Member of the National Assembly of Pakistan
- Incumbent
- Assumed office February 2024
- Constituency: NA-59 Chakwal-cum-Talagang

Member of the Provincial Assembly of the Punjab
- In office 1985–1988
- Constituency: PP-12 (Jhelum)

Member of the Provincial Assembly of the Punjab
- In office 1993–1996
- Constituency: PP-18 (Chakwal-I)

District Nazim of Chakwal District
- In office 2001–2009
- Constituency: Chakwal District

Personal details
- Born: Jhelum, Punjab, Pakistan
- Party: Pakistan Muslim League (N) (2021–present; also 2016–2018)
- Other political affiliations: Pakistan Tehreek-e-Insaf (2011–2012; 2018–2021) Pakistan Peoples Party (1988–1997) Independent (various periods)
- Relations: Sardar Aftab Akbar Khan (brother)

= Sardar Ghulam Abbas =

Sardar Ghulam Abbas is a Pakistani politician who has been a member of the National Assembly of Pakistan since February 2024. He was a member of the Provincial Assembly of the Punjab, from 1985 to 1988, and then again from 1993 to 1996. Then he became District Nazim of Chakwal , from 2001 to 2009

==Political career==
He was elected to the Provincial Assembly of the Punjab from Constituency PP-12 – Jhelum in the 1985 Pakistani general election.
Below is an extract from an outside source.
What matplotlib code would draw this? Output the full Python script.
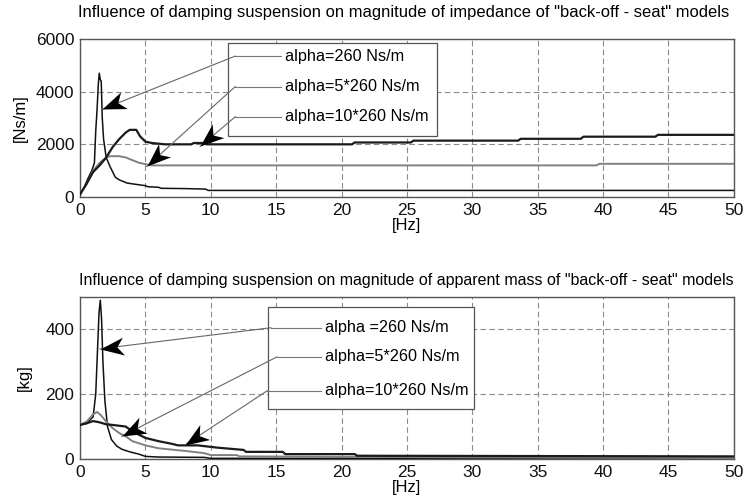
import math
import matplotlib
matplotlib.use("Agg")
import matplotlib.pyplot as plt
from matplotlib.patches import Rectangle
from matplotlib.path import Path
from matplotlib.markers import MarkerStyle
from matplotlib.transforms import Affine2D

plt.rcParams['font.family'] = ['Liberation Sans', 'DejaVu Sans']

# ---------------- data ----------------
labels_top = ["alpha=260 Ns/m", "alpha=5*260 Ns/m", "alpha=10*260 Ns/m"]
labels_bot = ["alpha =260 Ns/m", "alpha=5*260 Ns/m", "alpha=10*260 Ns/m"]

# impedance [Ns/m]
f_imp_1 = [0, 0.3, 0.6, 0.9, 1.1, 1.2, 1.3, 1.4, 1.47, 1.55, 1.62, 1.7, 1.8, 2.0, 2.3, 2.7, 3.0, 3.6, 4.0, 5.0, 5.2, 6.0, 6.2, 8.0, 9.6, 9.8, 50]
v_imp_1 = [100, 350, 700, 1000, 1300, 2500, 3300, 4300, 4700, 4450, 4400, 3000, 2200, 1500, 1150, 750, 650, 530, 500, 430, 390, 370, 330, 320, 300, 250, 250]

f_imp_5 = [0, 0.5, 1.0, 1.5, 2.0, 2.3, 3.0, 3.5, 4.0, 4.5, 5.0, 5.5, 39.5, 39.7, 50]
v_imp_5 = [100, 500, 1000, 1300, 1500, 1550, 1550, 1500, 1400, 1300, 1250, 1200, 1200, 1260, 1260]

f_imp_10 = [0, 0.5, 1.0, 1.5, 2.0, 2.5, 3.0, 3.5, 3.8, 4.3, 4.6, 5.0, 5.5, 6.5, 8.5, 8.7, 9.5, 9.7,
            20.8, 21.0, 25.3, 25.5, 33.5, 33.7, 38.3, 38.5, 44.0, 44.2, 50]
v_imp_10 = [100, 500, 950, 1200, 1500, 1900, 2200, 2450, 2550, 2550, 2300, 2100, 2050, 2000, 2000, 2050, 2050, 2000,
            2000, 2070, 2070, 2140, 2140, 2210, 2210, 2290, 2290, 2360, 2360]

# apparent mass [kg]
f_m_1 = [0, 0.5, 1.0, 1.2, 1.35, 1.45, 1.55, 1.65, 1.75, 1.9, 2.1, 2.4, 2.8, 3.2, 3.8, 4.5, 5.0, 6.0, 9.5, 10, 50]
v_m_1 = [105, 110, 130, 200, 350, 450, 490, 430, 300, 180, 100, 60, 40, 30, 22, 15, 8, 6, 5, 2, 2]

f_m_5 = [0, 0.5, 1.0, 1.3, 1.6, 2.0, 2.5, 3.0, 3.5, 4.0, 5.0, 6.0, 8.0, 9.5, 10, 12.0, 12.2, 30, 38.5, 50]
v_m_5 = [105, 115, 138, 145, 135, 115, 95, 80, 70, 55, 42, 33, 25, 18, 12, 12, 8, 5, 4, 3]

f_m_10 = [0, 0.5, 1.0, 1.5, 2.0, 2.5, 3.5, 4.0, 4.5, 5.0, 6.0, 7.0, 7.5, 9.0, 10.5, 12.5, 12.7, 15.5, 15.7, 21, 21.2, 50]
v_m_10 = [105, 110, 117, 113, 107, 105, 100, 85, 75, 65, 55, 47, 42, 42, 35, 28, 22, 22, 15, 15, 10, 8]

x_ticks = [0, 5, 10, 15, 20, 25, 30, 35, 40, 45, 50]
y_ticks_top = [0, 2000, 4000, 6000]
y_ticks_bot = [0, 200, 400]

# ---------------- figure ----------------
fig = plt.figure(figsize=(7.48, 4.97), dpi=100)
ax1 = fig.add_axes([0.107, 0.6036, 0.874, 0.318])
ax2 = fig.add_axes([0.107, 0.0765, 0.874, 0.326])

styles = [dict(color='#111111', lw=1.1), dict(color='#808080', lw=1.4), dict(color='#1a1a1a', lw=1.6)]

def style_axes(ax, yticks, ylim):
    ax.set_xlim(0, 50)
    ax.set_ylim(*ylim)
    ax.set_xticks(x_ticks)
    ax.set_yticks(yticks)
    ax.grid(True, color='#8c8c8c', linestyle=(0, (5, 3)), linewidth=0.8)
    ax.tick_params(axis='both', labelsize=12.5, length=0, pad=4, colors='#111111')
    for s in ax.spines.values():
        s.set_color('#555555')
        s.set_linewidth(1.0)
    ax.set_xlabel('[Hz]', fontsize=12, labelpad=0)

style_axes(ax1, y_ticks_top, (0, 6000))
style_axes(ax2, y_ticks_bot, (0, 500))

for (f, v), st in zip([(f_imp_1, v_imp_1), (f_imp_5, v_imp_5), (f_imp_10, v_imp_10)], styles):
    ax1.plot(f, v, **st, zorder=3)
for (f, v), st in zip([(f_m_1, v_m_1), (f_m_5, v_m_5), (f_m_10, v_m_10)], styles):
    ax2.plot(f, v, **st, zorder=3)

fig.text(404 / 748, 1 - 13 / 497, 'Influence of damping suspension on magnitude of impedance of "back-off - seat" models',
         fontsize=11.9, ha='center', va='center')
fig.text(406 / 748, 1 - 280 / 497, 'Influence of damping suspension on magnitude of apparent mass of "back-off - seat" models',
         fontsize=11.5, ha='center', va='center')
ax1.set_ylabel('[Ns/m]', fontsize=12, labelpad=6)
ax2.set_ylabel('[kg]', fontsize=12, labelpad=10)

# stealth (notched) arrow-head marker, tip at origin pointing +x
head_path = Path([(0, 0), (-1, 0.38), (-0.72, 0), (-1, -0.38), (0, 0)],
                 [Path.MOVETO, Path.LINETO, Path.LINETO, Path.LINETO, Path.CLOSEPOLY])

def callout_legend(ax, box, starts, tips, seg_end, labels):
    bx0, by0, bx1, by1 = box
    ax.add_patch(Rectangle((bx0, by0), bx1 - bx0, by1 - by0, facecolor='white',
                           edgecolor='#555555', lw=0.9, zorder=5))
    for (sx, sy), (tx, ty), lab in zip(starts, tips, labels):
        ax.plot([sx, seg_end], [sy, sy], color='#777777', lw=0.8, zorder=6)
        ax.plot([sx, tx], [sy, ty], color='#666666', lw=0.8, zorder=7)
        p0 = ax.transData.transform((sx, sy))
        p1 = ax.transData.transform((tx, ty))
        ang = math.degrees(math.atan2(p1[1] - p0[1], p1[0] - p0[0]))
        m = MarkerStyle(head_path, transform=Affine2D().rotate_deg(ang))
        ax.plot([tx], [ty], marker=m, markersize=34, color='black',
                markeredgewidth=0, linestyle='none', zorder=8)
        ax.text(seg_end + 0.3, sy, lab, fontsize=11.7, va='center', ha='left', zorder=8)

callout_legend(ax1, (11.35, 2300, 27.3, 5830),
               [(11.87, 5350), (11.87, 4190), (11.87, 3045)],
               [(1.66, 3324), (5.1, 1160), (9.19, 1920)],
               15.4, labels_top)

callout_legend(ax2, (14.4, 155, 30.1, 470),
               [(14.6, 405), (15.06, 315), (14.3, 210)],
               [(1.53, 340), (3.19, 70), (8.04, 44)],
               18.4, labels_bot)

fig.savefig('out.png', dpi=100)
He was again elected to the Provincial Assembly of the Punjab as a candidate of Pakistan Peoples Party from Constituency PP-18 – Chakwal in the 1993 Pakistani general election.

He joined Pakistan Tehreek-e-Insaaf (PTI) in November 2011 but later in 2012 he had quit PTI after developing differences with Imran Khan.

In 2016, he joined Pakistan Muslim League (Nawaz) (PML-N) but had quit in 2018 to join PTI before elections.

In 2018, he rejoined Pakistan Tehreek-e-Insaaf (PTI).

“As District Nazim”

During his tenure as District Nazim of Chakwal (elected twice under the local government system, approximately 2001–2009), Sardar Ghulam Abbas claimed a record number of development projects were initiated in the district, often with support from President Pervez Musharraf as he was a close aide during that era. Key initiatives included the Sui gas supply project to Dhudial (Rs290 million investment, inaugurated in 2007), infrastructure improvements such as roads and small dams for irrigation in the arid region, urban sewerage schemes (e.g., planned for Chakwal city at Rs184 million), agricultural support through the purchase of tractors and implements for farmers, and the foundation-laying of sports facilities like the Chakwal Sports Complex (on 204 kanals of land, with Rs83 million allocated, intended for completion by 2009). However, some of these projects faced significant delays or remained incomplete years after his tenure, including the sports complex (still unfinished after over a decade in some reports), sewerage systems, and other infrastructure efforts, leading to criticism of long-term execution despite initial momentum. And he was given the title of “Mohsin-e-Chakwal” (محسنِ چکوال) for his work

2015/2016 local Elections

In the 2015 Punjab local government elections (with results carrying into 2016), Sardar Ghulam Abbas’s independent group performed strongly in Chakwal district, securing 33 out of 68 union council chairmen seats—outperforming PML-N (which won 28 seats) and PTI (5 seats). His faction also captured several municipal committees, including Talagang, Choa Saidan Shah, Kallar Kahar, and Lawa, while PML-N retained Chakwal municipality. This success highlighted his enduring local influence despite no formal nazim role post-2009. Following these elections, he shared power with PML-N in local arrangements and formally joined the party in September 2016, though the move faced opposition from some PML-N lawmakers in Chakwal who viewed him as a long-time rival.